Characterizing intent is a powerful lever. A shopper who has viewed product detail pages, but added only a small quantity, might respond to a small discount or a bundled offer. Someone who browsed bikes and accessories but abandoned at checkout could benefit from a free shipping threshold or a curated bundle that matches their interests. Margin awareness ensures that high-value SKUs aren’t undercut by generic discounts. In practice, you’ll want rules like: a high-margin item qualifies for a personalized bundle; a mid-range item gets a time-limited incentive; a low-margin item is offered with a value-add rather than a price cut. This kind of segmentation makes every message feel relevant and respectful of your store’s economics.

Dynamic Incentives

Dynamic incentives are the heart of the approach. Rather than delivering a single fixed offer, the AI suggests a variety of nudges based on the shopper’s journey and the cart’s contents. Examples include: a conditional discount that applies only if the cart reaches a minimum value, a limited-time free accessory, or a recommended bundle that increases average order value without dramatically shrinking margins. If the customer has shown interest in a related category, the system can surface a related bundle that pairs items they’ve interacted with. The goal is to create a sense of value and urgency without appearing intrusive or desperate.

Smart Bundles

Smart bundles do more than increase the basket size; they improve perceived value and convenience. For example, if a shopper left a cart with a camera and extra battery, the AI might suggest a bundle including a protective case and a memory card at a slightly higher total price but with a generous discount. This approach helps the customer feel understood and supported, not marketed to. It also helps you manage inventory more efficiently by encouraging combinations that move slower-moving SKUs alongside fast-moving ones.
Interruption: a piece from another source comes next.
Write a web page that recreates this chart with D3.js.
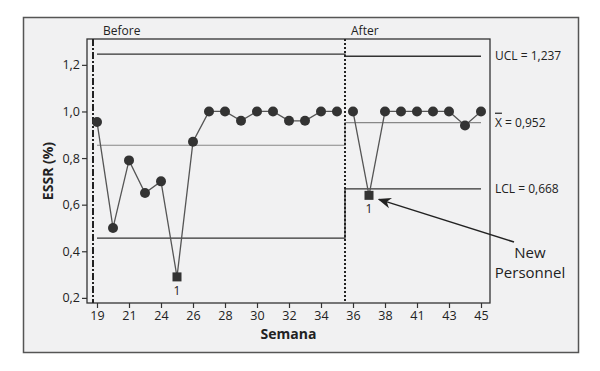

The result is a higher average order value (AOV) and a better utilization of your catalog.

Back-in-stock Reminders

Back-in-stock reminders are another powerful tool in the AI toolkit. When an item in a cart goes out of stock, the AI can queue a reminder that re-enters the shopper’s attention if the item becomes available again. This reduces the chance that a buyer will abandon the purchase completely due to stock issues, a common friction point that often dissolves into lost revenue. Integrating stock signals with personalized nudges helps keep the recovery process cohesive and aligned with real inventory status. It’s a small but meaningful difference that prevents frustrated customers from drifting away entirely.

Suppressing messages to recent purchasers

Suppressing messages to recent purchasers is a critical guardrail. If someone recently completed a purchase, a prompt about an abandoned cart could feel insensitive or pushy. The AI-based system tracks recent activity and automatically nudges the rest of the audience while pausing campaigns for those who have just checked out. This keeps your communications respectful and relevant, which in turn protects your brand reputation and reduces opt-outs. The result is a cleaner, more effective recovery engine that respects the customer’s journey and strengthens long-term trust.

Targeted Follow-ups

Consider a practical scenario to illustrate the flow. A shopper adds a mid-range laptop to their cart, along with a portable backpack. The AI detects an abandonment event within minutes, analyzes their browsing pattern (they spent time on USB-C peripherals and storage), and identifies a high-margin bundle opportunity. It sends an email with a tailored offer: a bundled accessory discount if the cart value exceeds a threshold, plus a back-in-stock reminder for a compatible docking station. If the customer doesn’t convert within an hour, the system sends a follow-up SMS with a one-time incentive and a reminder that stock is limited. This sequence is designed to be respectful, timely, and highly relevant to the shopper’s demonstrated interests.

Smart Setup for AI-Powered Recovery

Implementation starts with data hygiene and clear business rules. Define which products qualify for bundles, what margins justify incentives, and which channels you’ll use for nudges (email, SMS, or both). It’s also important to set a privacy-friendly default: provide easy opt-out, clear data usage explanations, and controls for frequency. When done well, the AI-driven recovery loop creates a virtuous cycle: faster recoveries, better conversion rates, and more reliable revenue from each abandoned cart without increasing manual workload. If you want to see this in action, explore how automation can support the model in our automation framework post, which covers end-to-end process controls and governance.

Scaling These Principles Across Workflows

For teams curious about extending these ideas beyond cart recovery, note that similar principles apply to other high-friction touchpoints. Invoices and payments often encounter delays that echo cart abandonment, and our related articles explore how automation can streamline follow-ups and reduce cycle times. For instance, you can read about invoice follow-up strategies that also leverage personalized sequences and channel-appropriate nudges. If you’re evaluating scheduling or booking flows, the AI-driven booking piece demonstrates how to synchronize actions across systems in real time, which is a complementary pattern you can adapt for cart recovery as your tech stack matures. See it here: AI-driven booking for a related approach to customer engagement and flow optimization.

The Value of AI-Driven Cart Recovery

AI-powered cart recovery isn’t about clever discounts alone. It’s about a smart, humane, data-driven process that respects the shopper’s time while moving opportunity to realized revenue quickly. By combining real-time detection, intent- and margin-aware segmentation, personalized nudges, dynamic incentives, and inventory-aware bundles, you can realize meaningful gains in AOV and revenue from previously lost carts. The workflow is designed to scale with your business and to stay aligned with best practices for customer trust and data privacy. With the right setup, your team handles more recoveries in minutes, not days, and starts to see a measurable lift in revenue that justifies the investment.